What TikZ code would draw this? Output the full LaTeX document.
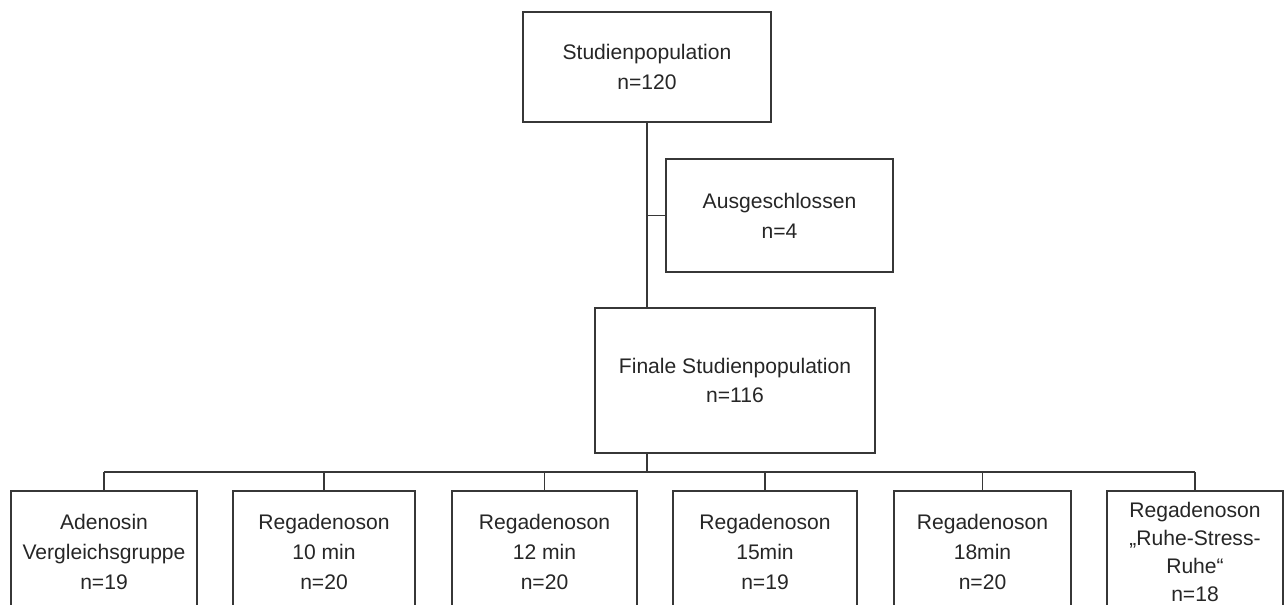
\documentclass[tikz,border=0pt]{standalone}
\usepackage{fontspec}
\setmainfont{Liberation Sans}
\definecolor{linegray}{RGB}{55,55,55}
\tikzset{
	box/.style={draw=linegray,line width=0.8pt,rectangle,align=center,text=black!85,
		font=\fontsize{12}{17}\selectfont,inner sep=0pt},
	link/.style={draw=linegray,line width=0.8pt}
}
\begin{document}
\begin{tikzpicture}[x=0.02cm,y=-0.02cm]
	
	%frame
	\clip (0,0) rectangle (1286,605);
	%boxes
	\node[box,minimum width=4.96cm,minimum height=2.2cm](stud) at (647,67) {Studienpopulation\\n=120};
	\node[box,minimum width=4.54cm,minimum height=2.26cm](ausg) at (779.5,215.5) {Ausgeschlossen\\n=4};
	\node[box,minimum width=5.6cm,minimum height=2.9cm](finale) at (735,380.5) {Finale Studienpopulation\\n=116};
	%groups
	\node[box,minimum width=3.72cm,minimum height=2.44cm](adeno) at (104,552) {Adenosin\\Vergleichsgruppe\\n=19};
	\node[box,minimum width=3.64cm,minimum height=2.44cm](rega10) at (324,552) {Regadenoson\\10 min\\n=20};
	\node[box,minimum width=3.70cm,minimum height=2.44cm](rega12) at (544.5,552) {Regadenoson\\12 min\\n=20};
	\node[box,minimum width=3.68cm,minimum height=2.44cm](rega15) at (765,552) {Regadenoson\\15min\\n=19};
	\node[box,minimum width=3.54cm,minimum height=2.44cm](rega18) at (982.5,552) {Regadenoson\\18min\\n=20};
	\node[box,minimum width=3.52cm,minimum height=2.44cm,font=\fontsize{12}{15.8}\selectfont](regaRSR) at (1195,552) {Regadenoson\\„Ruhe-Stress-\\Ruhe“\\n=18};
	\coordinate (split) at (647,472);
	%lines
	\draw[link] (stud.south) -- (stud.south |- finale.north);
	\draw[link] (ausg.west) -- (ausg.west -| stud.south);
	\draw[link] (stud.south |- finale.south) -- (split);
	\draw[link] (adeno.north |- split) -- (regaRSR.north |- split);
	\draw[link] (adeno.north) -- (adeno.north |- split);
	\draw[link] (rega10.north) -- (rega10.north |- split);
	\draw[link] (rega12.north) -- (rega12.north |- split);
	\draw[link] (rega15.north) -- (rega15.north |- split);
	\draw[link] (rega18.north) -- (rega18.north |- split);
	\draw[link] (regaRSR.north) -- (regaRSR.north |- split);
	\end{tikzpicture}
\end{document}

## Instructions for the task:
Go through the listing above and write it out again exactly, dropping the pictures.

## Answer in full:
What TikZ code would draw this? Output the full LaTeX document.
\documentclass[tikz,border=0pt]{standalone}
\usepackage{fontspec}
\setmainfont{Liberation Sans}
\definecolor{linegray}{RGB}{55,55,55}
\tikzset{
	box/.style={draw=linegray,line width=0.8pt,rectangle,align=center,text=black!85,
		font=\fontsize{12}{17}\selectfont,inner sep=0pt},
	link/.style={draw=linegray,line width=0.8pt}
}
\begin{document}
\begin{tikzpicture}[x=0.02cm,y=-0.02cm]
	
	%frame
	\clip (0,0) rectangle (1286,605);
	%boxes
	\node[box,minimum width=4.96cm,minimum height=2.2cm](stud) at (647,67) {Studienpopulation\\n=120};
	\node[box,minimum width=4.54cm,minimum height=2.26cm](ausg) at (779.5,215.5) {Ausgeschlossen\\n=4};
	\node[box,minimum width=5.6cm,minimum height=2.9cm](finale) at (735,380.5) {Finale Studienpopulation\\n=116};
	%groups
	\node[box,minimum width=3.72cm,minimum height=2.44cm](adeno) at (104,552) {Adenosin\\Vergleichsgruppe\\n=19};
	\node[box,minimum width=3.64cm,minimum height=2.44cm](rega10) at (324,552) {Regadenoson\\10 min\\n=20};
	\node[box,minimum width=3.70cm,minimum height=2.44cm](rega12) at (544.5,552) {Regadenoson\\12 min\\n=20};
	\node[box,minimum width=3.68cm,minimum height=2.44cm](rega15) at (765,552) {Regadenoson\\15min\\n=19};
	\node[box,minimum width=3.54cm,minimum height=2.44cm](rega18) at (982.5,552) {Regadenoson\\18min\\n=20};
	\node[box,minimum width=3.52cm,minimum height=2.44cm,font=\fontsize{12}{15.8}\selectfont](regaRSR) at (1195,552) {Regadenoson\\„Ruhe-Stress-\\Ruhe“\\n=18};
	\coordinate (split) at (647,472);
	%lines
	\draw[link] (stud.south) -- (stud.south |- finale.north);
	\draw[link] (ausg.west) -- (ausg.west -| stud.south);
	\draw[link] (stud.south |- finale.south) -- (split);
	\draw[link] (adeno.north |- split) -- (regaRSR.north |- split);
	\draw[link] (adeno.north) -- (adeno.north |- split);
	\draw[link] (rega10.north) -- (rega10.north |- split);
	\draw[link] (rega12.north) -- (rega12.north |- split);
	\draw[link] (rega15.north) -- (rega15.north |- split);
	\draw[link] (rega18.north) -- (rega18.north |- split);
	\draw[link] (regaRSR.north) -- (regaRSR.north |- split);
	\end{tikzpicture}
\end{document}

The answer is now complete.